**Exercise task**
From the first line of the data down to and including the line with "plt.rcParams['font.family'] = ['Liberation", copy everything exactly, leaving out pictures.

**Data segment**
▬▬▬
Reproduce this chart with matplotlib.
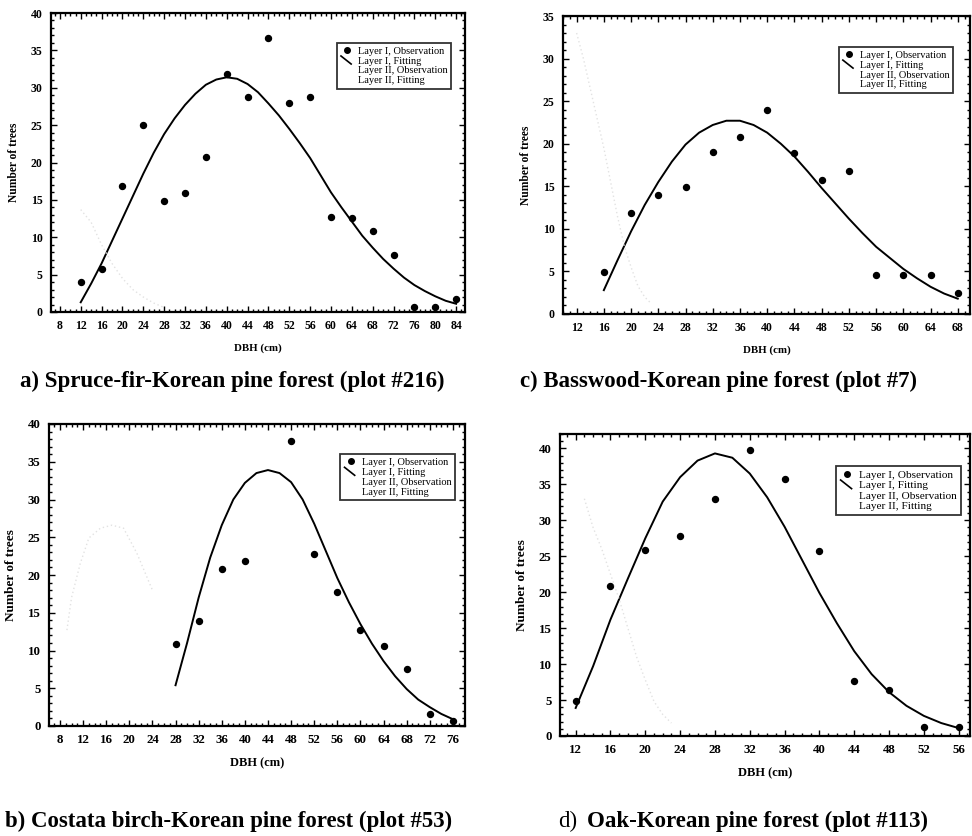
import matplotlib
matplotlib.use("Agg")
import matplotlib.pyplot as plt
from matplotlib.lines import Line2D
from matplotlib.legend_handler import HandlerLine2D
from matplotlib.ticker import MultipleLocator

plt.rcParams['font.family'] = ['Liberation Serif', 'DejaVu Serif']

# ---------------- data ----------------
# a) Spruce-fir-Korean pine forest (plot #216)
a_obs_x = [12, 16, 20, 24, 28, 32, 36, 40, 44, 48, 52, 56, 60, 64, 68, 72, 76, 80, 84]
a_obs_y = [4.0, 5.8, 16.9, 25.0, 14.9, 15.9, 20.7, 31.9, 28.7, 36.7, 27.9, 28.7, 12.7, 12.6, 10.8, 7.6, 0.7, 0.7, 1.7]
a_fit_x = [12, 14, 16, 18, 20, 22, 24, 26, 28, 30, 32, 34, 36, 38, 40, 42, 44, 46, 48, 50, 52, 54, 56, 58, 60,
           62, 64, 66, 68, 70, 72, 74, 76, 78, 80, 82, 84]
a_fit_y = [1.3, 3.8, 6.5, 9.5, 12.5, 15.5, 18.5, 21.3, 23.8, 25.9, 27.7, 29.2, 30.4, 31.1, 31.4, 31.2, 30.5, 29.4,
           27.9, 26.3, 24.5, 22.6, 20.6, 18.3, 16.0, 14.0, 12.1, 10.2, 8.6, 7.1, 5.8, 4.6, 3.6, 2.8, 2.1, 1.5, 1.1]
a_l2_x = [12, 14, 16, 18, 20, 22, 24, 26, 28]
a_l2_y = [13.7, 12.0, 9.0, 6.5, 4.5, 3.0, 2.0, 1.2, 0.6]

# b) Costata birch-Korean pine forest (plot #53)
b_obs_x = [28, 32, 36, 40, 48, 52, 56, 60, 64, 68, 72, 76]
b_obs_y = [10.8, 13.9, 20.8, 21.9, 37.7, 22.8, 17.7, 12.7, 10.6, 7.5, 1.6, 0.6]
b_fit_x = [28, 30, 32, 34, 36, 38, 40, 42, 44, 46, 48, 50, 52, 54, 56, 58, 60, 62, 64, 66, 68, 70, 72, 74, 76]
b_fit_y = [5.4, 11.0, 17.0, 22.3, 26.6, 30.0, 32.2, 33.5, 33.9, 33.5, 32.3, 30.0, 26.8, 23.2, 19.6, 16.4, 13.5,
           10.9, 8.6, 6.6, 4.9, 3.5, 2.5, 1.6, 0.9]
b_l2_x = [9.2, 10, 11.5, 13, 15, 17, 19, 21.3, 24]
b_l2_y = [12.7, 17.0, 21.5, 24.9, 26.2, 26.6, 26.2, 22.9, 18.0]

# c) Basswood-Korean pine forest (plot #7)
c_obs_x = [16, 20, 24, 28, 32, 36, 40, 44, 48, 52, 56, 60, 64, 68]
c_obs_y = [4.9, 11.9, 14.0, 14.9, 19.0, 20.8, 24.0, 18.9, 15.7, 16.8, 4.6, 4.6, 4.6, 2.5]
c_fit_x = [16, 18, 20, 22, 24, 26, 28, 30, 32, 34, 36, 38, 40, 42, 44, 46, 48, 50, 52, 54, 56, 58, 60, 62, 64, 66, 68]
c_fit_y = [2.8, 6.3, 9.7, 12.8, 15.5, 17.9, 19.9, 21.3, 22.2, 22.7, 22.7, 22.2, 21.3, 20.0, 18.5, 16.7, 14.8,
           13.0, 11.2, 9.5, 7.9, 6.6, 5.3, 4.2, 3.2, 2.4, 1.8]
c_l2_x = [12, 13, 14, 15, 16, 17, 18, 19, 20, 21, 22, 23]
c_l2_y = [33.0, 30.0, 26.5, 23.0, 19.5, 15.5, 11.5, 8.0, 5.5, 3.3, 2.0, 1.2]

# d) Oak-Korean pine forest (plot #113)
d_obs_x = [12, 16, 20, 24, 28, 32, 36, 40, 44, 48, 52, 56]
d_obs_y = [4.9, 20.8, 25.9, 27.8, 32.9, 39.8, 35.8, 25.7, 7.6, 6.4, 1.3, 1.25]
d_fit_x = [12, 14, 16, 18, 20, 22, 24, 26, 28, 30, 32, 34, 36, 38, 40, 42, 44, 46, 48, 50, 52, 54, 56]
d_fit_y = [3.9, 9.7, 16.2, 21.9, 27.5, 32.6, 36.0, 38.3, 39.3, 38.7, 36.5, 33.2, 29.1, 24.5, 19.9, 15.7, 11.8,
           8.6, 6.1, 4.2, 2.8, 1.8, 1.1]
d_l2_x = [13, 14, 15, 16, 17, 18, 19, 20, 21, 22, 23]
d_l2_y = [33.0, 29.0, 26.0, 22.5, 19.0, 15.0, 11.0, 7.8, 4.8, 3.0, 1.8]

legend_labels = ["Layer I, Observation", "Layer I, Fitting", "Layer II, Observation", "Layer II, Fitting"]
x_label = "DBH (cm)"
y_label = "Number of trees"
captions = {
    'a': "a) Spruce-fir-Korean pine forest (plot #216)",
    'b': "b) Costata birch-Korean pine forest (plot #53)",
    'c': "c) Basswood-Korean pine forest (plot #7)",
    'd': "Oak-Korean pine forest (plot #113)",
}

L2_COLOR = '#e2e2e2'


class HandlerDiag(HandlerLine2D):
    def create_artists(self, legend, orig_handle, xdescent, ydescent, width, height, fontsize, trans):
        x0 = -xdescent + width * 0.05
        line = Line2D([x0, x0 + width * 0.75], [height * 1.05 - ydescent, -ydescent - height * 0.05])
        self.update_prop(line, orig_handle, legend)
        line.set_marker('None')
        line.set_transform(trans)
        return [line]


W, H = 972, 836
fig = plt.figure(figsize=(W / 100, H / 100), dpi=100)


def make_axes(left, right, top, bottom):
    return fig.add_axes([left / W, 1 - bottom / H, (right - left) / W, (bottom - top) / H])


def panel(ax, ox, oy, fx, fy, l2x, l2y, xlim, ylim, xticks, yticks, tick_fs, lab_fs, leg_xy, leg_fs):
    ax.plot(fx, fy, color='black', lw=1.4, zorder=3)
    ax.plot(ox, oy, 'o', color='black', ms=4.3, zorder=4)
    ax.plot(l2x, l2y, color=L2_COLOR, lw=1.0, ls=(0, (1, 2)), zorder=5)
    ax.set_xlim(*xlim)
    ax.set_ylim(*ylim)
    ax.set_xticks(xticks)
    ax.set_yticks(yticks)
    ax.xaxis.set_minor_locator(MultipleLocator(1))
    ax.yaxis.set_minor_locator(MultipleLocator(1))
    ax.tick_params(which='both', direction='in', top=True, right=True, width=1.0)
    ax.tick_params(which='major', length=4, labelsize=tick_fs, pad=6)
    ax.tick_params(which='minor', length=2)
    for lab in ax.get_xticklabels() + ax.get_yticklabels():
        lab.set_fontweight('bold')
    for s in ax.spines.values():
        s.set_linewidth(1.6)
    ax.set_ylabel(y_label, fontsize=lab_fs, fontweight='bold', labelpad=8)
    ax.set_xlabel(x_label, fontsize=lab_fs - 0.5, fontweight='bold', labelpad=8)
    h1 = Line2D([], [], marker='o', color='black', ls='None', ms=4)
    h2 = Line2D([], [], color='black', lw=1.2)
    h3 = Line2D([], [], marker='o', color='white', ls='None', ms=4)
    h4 = Line2D([], [], color='white', lw=1.2)
    leg = ax.legend([h1, h2, h3, h4], legend_labels, loc='upper left', bbox_to_anchor=leg_xy,
                    fontsize=leg_fs, frameon=True, fancybox=False, edgecolor='black',
                    handlelength=1.3, handletextpad=0.4, labelspacing=0.05, borderpad=0.35,
                    borderaxespad=0, handler_map={h2: HandlerDiag(), h4: HandlerDiag()})
    leg.get_frame().set_linewidth(1.3)
    leg.set_zorder(10)


# a
ax_a = make_axes(51, 465, 13, 312)
panel(ax_a, a_obs_x, a_obs_y, a_fit_x, a_fit_y, a_l2_x, a_l2_y, (6.3, 85.7), (0, 40),
      list(range(8, 85, 4)), list(range(0, 41, 5)), 8.5, 8.3, (0.69, 0.90), 7.5)
# c
ax_c = make_axes(563, 970, 16, 314)
panel(ax_c, c_obs_x, c_obs_y, c_fit_x, c_fit_y, c_l2_x, c_l2_y, (10.0, 69.8), (0, 35),
      list(range(12, 69, 4)), list(range(0, 36, 5)), 8.5, 8.3, (0.677, 0.896), 7.5)
# b
ax_b = make_axes(49, 465, 424, 726)
panel(ax_b, b_obs_x, b_obs_y, b_fit_x, b_fit_y, b_l2_x, b_l2_y, (6.1, 78.1), (0, 40),
      list(range(8, 77, 4)), list(range(0, 41, 5)), 9.3, 9.5, (0.70, 0.90), 7.5)
# d
ax_d = make_axes(560, 970, 434, 736)
panel(ax_d, d_obs_x, d_obs_y, d_fit_x, d_fit_y, d_l2_x, d_l2_y, (10.2, 57.3), (0, 42),
      list(range(12, 57, 4)), list(range(0, 41, 5)), 9.3, 9.5, (0.673, 0.894), 8.1)

# captions
CAP_FS = 16.5
fig.text(20 / W, 1 - 381 / H, captions['a'], fontsize=CAP_FS, fontweight='bold', va='center', ha='left')
fig.text(520 / W, 1 - 381 / H, captions['c'], fontsize=CAP_FS, fontweight='bold', va='center', ha='left')
fig.text(5 / W, 1 - 821 / H, captions['b'], fontsize=CAP_FS, fontweight='bold', va='center', ha='left')
fig.text(558 / W, 1 - 821 / H, "d)", fontsize=CAP_FS, va='center', ha='left')
fig.text(587 / W, 1 - 821 / H, captions['d'], fontsize=CAP_FS, fontweight='bold', va='center', ha='left')

fig.savefig("out.png", dpi=100)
▬▬▬
**Reply to the exercise**
Reproduce this chart with matplotlib.
import matplotlib
matplotlib.use("Agg")
import matplotlib.pyplot as plt
from matplotlib.lines import Line2D
from matplotlib.legend_handler import HandlerLine2D
from matplotlib.ticker import MultipleLocator

plt.rcParams['font.family'] = ['Liberation Serif', 'DejaVu Serif']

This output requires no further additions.